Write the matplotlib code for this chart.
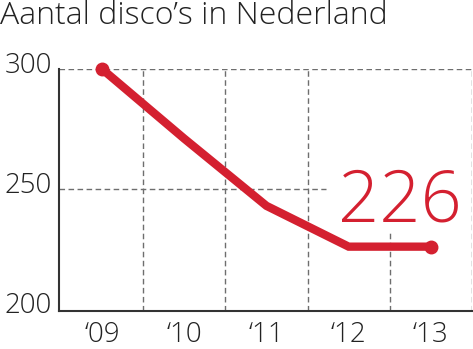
import matplotlib.pyplot as plt
import matplotlib.transforms as mtransforms

years = [2009, 2010, 2011, 2012, 2013]
discos = [300, 271, 243, 226, 226]
xlabels = ["\u201809", "\u201810", "\u201811", "\u201812", "\u201813"]
yticks = [200, 250, 300]
title = "Aantal disco\u2019s in Nederland"

red = "#d42030"
grid_col = "#6e6e6e"
font = "Open Sans"
fw = 300

fig = plt.figure(figsize=(4.73, 3.49), dpi=100)
ax = fig.add_axes([59 / 473, 38 / 349, (472 - 59) / 473, (311 - 69) / 349])

ax.set_xlim(2008.477, 2013.5)
ax.set_ylim(199.2, 300)

# dashed grid, cut away around the big number
dash = dict(color=grid_col, lw=1.0, ls=(0, (4, 2.5)), zorder=1)
ax.axhline(300, **dash)
ax.axhline(250, xmax=(326 - 59) / (472 - 59), **dash)
for x in [2009.5, 2010.5, 2011.5, 2013.5]:
    ax.axvline(x, **dash)
ax.axvline(2012.5, ymax=(311 - 233) / (311 - 69), **dash)

ax.plot(years, discos, color=red, lw=6, solid_capstyle="butt",
        solid_joinstyle="miter", zorder=3, clip_on=False)
ax.plot([years[0], years[-1]], [discos[0], discos[-1]], "o", color=red,
        ms=9, zorder=4, clip_on=False)

ax.text(2013.38, 236.3, str(discos[-1]), color=red, fontsize=52,
        family=font, weight=fw, ha="right", va="baseline")

for s in ["top", "right"]:
    ax.spines[s].set_visible(False)
for s in ["left", "bottom"]:
    ax.spines[s].set_color("#333333")
    ax.spines[s].set_linewidth(1.5)

ax.set_xticks(years)
ax.set_xticklabels(xlabels)
ax.set_yticks(yticks)
ax.tick_params(length=0, labelsize=20, colors="#222222")
ax.tick_params(axis="x", pad=7)
ax.tick_params(axis="y", pad=5)
for lab in ax.get_xticklabels() + ax.get_yticklabels():
    lab.set_family(font)
    lab.set_weight(fw)
off = mtransforms.ScaledTranslation(0, 5 / 72, fig.dpi_scale_trans)
for lab in ax.get_yticklabels():
    lab.set_transform(lab.get_transform() + off)

fig.text(0.0, 0.955, title, fontsize=23, family=font, weight=fw,
         color="#222222", ha="left", va="center")

fig.savefig("out.png", dpi=100)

---

(Work required): Up to and including the line containing "ax.axvline(2012.5, ymax=(311 - 233)", repeat every line from the start of the data, but none of the pictures.

(Task result):
Write the matplotlib code for this chart.
import matplotlib.pyplot as plt
import matplotlib.transforms as mtransforms

years = [2009, 2010, 2011, 2012, 2013]
discos = [300, 271, 243, 226, 226]
xlabels = ["\u201809", "\u201810", "\u201811", "\u201812", "\u201813"]
yticks = [200, 250, 300]
title = "Aantal disco\u2019s in Nederland"

red = "#d42030"
grid_col = "#6e6e6e"
font = "Open Sans"
fw = 300

fig = plt.figure(figsize=(4.73, 3.49), dpi=100)
ax = fig.add_axes([59 / 473, 38 / 349, (472 - 59) / 473, (311 - 69) / 349])

ax.set_xlim(2008.477, 2013.5)
ax.set_ylim(199.2, 300)

# dashed grid, cut away around the big number
dash = dict(color=grid_col, lw=1.0, ls=(0, (4, 2.5)), zorder=1)
ax.axhline(300, **dash)
ax.axhline(250, xmax=(326 - 59) / (472 - 59), **dash)
for x in [2009.5, 2010.5, 2011.5, 2013.5]:
    ax.axvline(x, **dash)
ax.axvline(2012.5, ymax=(311 - 233) / (311 - 69), **dash)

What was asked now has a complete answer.